**What to work on:**
Where a line of the listing below includes the word "Emit", reproduce that line.

**Recorded information:**
::::

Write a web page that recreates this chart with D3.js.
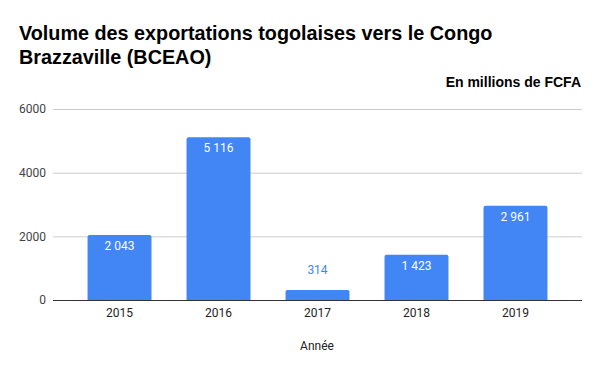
<!DOCTYPE html>
<html>
<head>
<meta charset="utf-8">
<script src="https://cdn.jsdelivr.net/npm/d3@7"></script>
<style>
  body { margin: 0; background: #fff; }
</style>
</head>
<body>
<div id="chart"></div>
<script>
const years = ['2015', '2016', '2017', '2018', '2019'];
const exportsValues = [2043, 5116, 314, 1423, 2961];
const yTicks = [0, 2000, 4000, 6000];

const width = 600, height = 371;
const margin = {top: 109, right: 18, bottom: 71, left: 53};
const bodyFont = 'Roboto, "Liberation Sans", Arial, sans-serif';
const titleFont = '"Liberation Sans", Arial, sans-serif';

const svg = d3.select('#chart')
    .append('svg')
    .attr('width', width)
    .attr('height', height)
    .style('font-family', bodyFont);

svg.append('rect').attr('width', width).attr('height', height).attr('fill', '#fff');

// titre
const title = svg.append('text')
    .attr('x', 19)
    .attr('y', 40)
    .attr('font-size', 19.8)
    .attr('font-weight', 'bold')
    .style('font-family', titleFont)
    .attr('fill', '#000');
title.append('tspan').attr('x', 19).text('Volume des exportations togolaises vers le Congo');
title.append('tspan').attr('x', 19).attr('dy', 24).text('Brazzaville (BCEAO)');

svg.append('text')
    .attr('x', 581)
    .attr('y', 87)
    .attr('text-anchor', 'end')
    .attr('font-size', 14)
    .attr('font-weight', 'bold')
    .style('font-family', titleFont)
    .attr('fill', '#000')
    .text('En millions de FCFA');

let xScale = d3.scaleBand()
    .domain(years)
    .range([margin.left, width - margin.right])
    .paddingInner(0.354)
    .paddingOuter(0.349);

let yScale = d3.scaleLinear()
    .domain([0, 6000])
    .range([height - margin.bottom, margin.top]);

// grille
let yAxis = d3.axisLeft(yScale)
    .tickValues(yTicks)
    .tickSize(-(width - margin.left - margin.right))
    .tickPadding(7)
    .tickFormat(d3.format('d'));

let yAxisGroup = svg.append('g')
    .attr('transform', `translate(${margin.left},0)`)
    .call(yAxis);
yAxisGroup.attr('font-family', null);
yAxisGroup.select('.domain').remove();
yAxisGroup.selectAll('line').attr('stroke', '#cccccc');
yAxisGroup.selectAll('text')
    .attr('font-size', 12)
    .attr('fill', '#444');

// barres
svg.append('g')
    .selectAll('path')
    .data(years)
    .join('path')
    .attr('fill', '#4285f4')
    .attr('d', (d, i) => {
        const x0 = xScale(d), w = xScale.bandwidth();
        const y0 = yScale(exportsValues[i]), y1 = yScale(0);
        const r = Math.min(2, (y1 - y0) / 2);
        return `M${x0},${y1}V${y0 + r}Q${x0},${y0} ${x0 + r},${y0}H${x0 + w - r}Q${x0 + w},${y0} ${x0 + w},${y0 + r}V${y1}Z`;
    });

// étiquettes de valeurs
const fmt = v => d3.format(',')(v).replace(',', '\u00a0');
svg.append('g')
    .selectAll('text')
    .data(years)
    .join('text')
    .attr('x', d => xScale(d) + xScale.bandwidth() / 2)
    .attr('y', (d, i) => {
        const top = yScale(exportsValues[i]);
        return (yScale(0) - top) > 30 ? top + 15 : top - 16;
    })
    .attr('text-anchor', 'middle')
    .attr('font-size', 12)
    .attr('fill', (d, i) => (yScale(0) - yScale(exportsValues[i])) > 30 ? '#fff' : '#4285f4')
    .text((d, i) => fmt(exportsValues[i]));

// axe x
let xAxis = d3.axisBottom(xScale).tickSize(0).tickPadding(8);
let xAxisGroup = svg.append('g')
    .attr('transform', `translate(0,${height - margin.bottom})`)
    .call(xAxis);
xAxisGroup.attr('font-family', null);
xAxisGroup.select('.domain').attr('stroke', '#333').attr('d', `M${margin.left},0.5H${width - margin.right}`);
xAxisGroup.selectAll('text')
    .attr('font-size', 12)
    .attr('fill', '#222');

svg.append('text')
    .attr('x', 317)
    .attr('y', 350)
    .attr('text-anchor', 'middle')
    .attr('font-size', 12)
    .attr('fill', '#222')
    .text('Année');
</script>
</body>
</html>
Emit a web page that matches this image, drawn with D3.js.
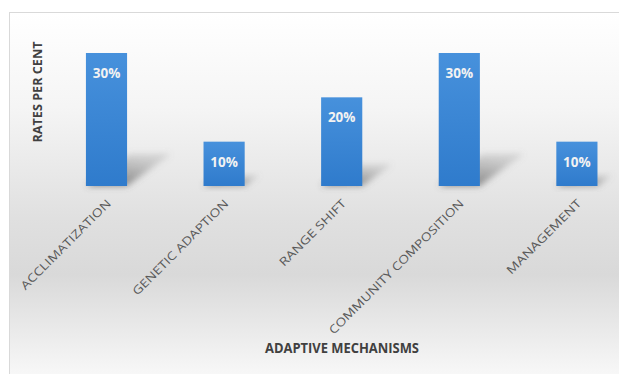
<!DOCTYPE html>
<html><head><meta charset="utf-8">
<script src="https://cdn.jsdelivr.net/npm/d3@7/dist/d3.min.js"></script>
<style>html,body{margin:0;padding:0;background:#fff;}svg{display:block;}</style>
</head><body>
<script>
const categories = ["ACCLIMATIZATION","GENETIC ADAPTION","RANGE SHIFT","COMMUNITY COMPOSITION","MANAGEMENT"];
const values = [30, 10, 20, 30, 10];
const valueLabels = ["30%","10%","20%","30%","10%"];
const labelLengths = [122, 130, 89, 185, 100];
const yTitle = "RATES PER CENT";
const xTitle = "ADAPTIVE MECHANISMS";

const W = 619, H = 374;
const svg = d3.select("body").append("svg").attr("width", W).attr("height", H);
const defs = svg.append("defs");

const bg = defs.append("linearGradient").attr("id","bg").attr("x1",0).attr("y1",0).attr("x2",0).attr("y2",1);
[[0,"#ffffff"],[0.25,"#f5f5f5"],[0.55,"#e0e0e0"],[0.7,"#d9d9d9"],[0.85,"#eaeaea"],[1,"#fbfbfb"]]
  .forEach(([o,c])=>bg.append("stop").attr("offset",o).attr("stop-color",c));

const barG = defs.append("linearGradient").attr("id","barg").attr("x1",0).attr("y1",0).attr("x2",0).attr("y2",1);
[[0,"#4791dc"],[1,"#2f7bcc"]].forEach(([o,c])=>barG.append("stop").attr("offset",o).attr("stop-color",c));

const shG = defs.append("linearGradient").attr("id","shg").attr("x1",0).attr("y1",1).attr("x2",0.4).attr("y2",0);
[[0,"#505050",0.75],[1,"#808080",0.25]].forEach(([o,c,a])=>shG.append("stop").attr("offset",o).attr("stop-color",c).attr("stop-opacity",a));

const blur = defs.append("filter").attr("id","blur").attr("x","-50%").attr("y","-50%").attr("width","200%").attr("height","200%");
blur.append("feGaussianBlur").attr("stdDeviation",3);

// chart area background + border
svg.append("rect").attr("x",9.5).attr("y",12.5).attr("width",W).attr("height",H)
  .attr("fill","url(#bg)").attr("stroke","#d9d9d9").attr("stroke-width",1);

const x = d3.scaleBand().domain(categories).range([47.7, 635.7]).paddingInner(0.65).paddingOuter(0.325);
const y = d3.scaleLinear().domain([0, 30]).range([186, 53]);
const base = y(0);

// shadows
svg.append("g").selectAll("polygon").data(categories).join("polygon")
  .attr("points",(d,i)=>{
    const bx = x(d), bw = x.bandwidth(), h = base - y(values[i]);
    const dx = 0.33*h, dy = 0.24*h;
    return [[bx,base],[bx+bw,base],[bx+bw+dx,base-dy],[bx+dx,base-dy]].map(p=>p.join(",")).join(" ");
  })
  .attr("fill","url(#shg)").attr("filter","url(#blur)");

// bars
svg.append("g").selectAll("rect").data(categories).join("rect")
  .attr("x",d=>x(d)).attr("width",x.bandwidth())
  .attr("y",(d,i)=>y(values[i])).attr("height",(d,i)=>base - y(values[i]))
  .attr("fill","url(#barg)");

// value labels
svg.append("g").selectAll("text").data(categories).join("text")
  .attr("x",d=>x(d)+x.bandwidth()/2).attr("y",(d,i)=>y(values[i])+20)
  .attr("dominant-baseline","central").attr("text-anchor","middle")
  .attr("font-family","'Open Sans', sans-serif").attr("font-weight","bold").attr("font-size",13.5)
  .attr("fill","#f2f2f2").text((d,i)=>valueLabels[i]);

// category labels
svg.append("g").selectAll("text").data(categories).join("text")
  .attr("transform",d=>`translate(${x(d)+x.bandwidth()/2+2},${base+15}) rotate(-45)`)
  .attr("text-anchor","end").attr("dominant-baseline","central")
  .attr("font-family","'Open Sans', sans-serif").attr("font-size",11.5)
  .attr("fill","#595959")
  .attr("textLength",(d,i)=>labelLengths[i]).attr("lengthAdjust","spacingAndGlyphs")
  .text(d=>d);

// axis titles
svg.append("text").attr("transform","translate(37,92) rotate(-90)")
  .attr("text-anchor","middle").attr("dominant-baseline","central")
  .attr("font-family","'Open Sans', sans-serif").attr("font-weight","bold").attr("font-size",12.5)
  .attr("fill","#404040").attr("textLength",101).attr("lengthAdjust","spacingAndGlyphs")
  .text(yTitle);

svg.append("text").attr("x",342).attr("y",348)
  .attr("text-anchor","middle").attr("dominant-baseline","central")
  .attr("font-family","'Open Sans', sans-serif").attr("font-weight","bold").attr("font-size",13.5)
  .attr("fill","#404040").attr("textLength",154).attr("lengthAdjust","spacingAndGlyphs")
  .text(xTitle);
</script>
</body></html>
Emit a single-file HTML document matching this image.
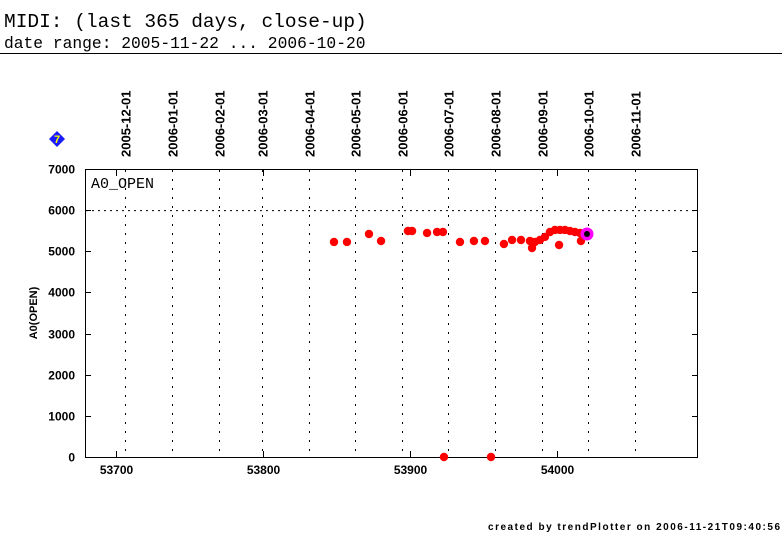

::::

**Right answer:**
Emit a web page that matches this image, drawn with D3.js.
Emit a single-file HTML document matching this image.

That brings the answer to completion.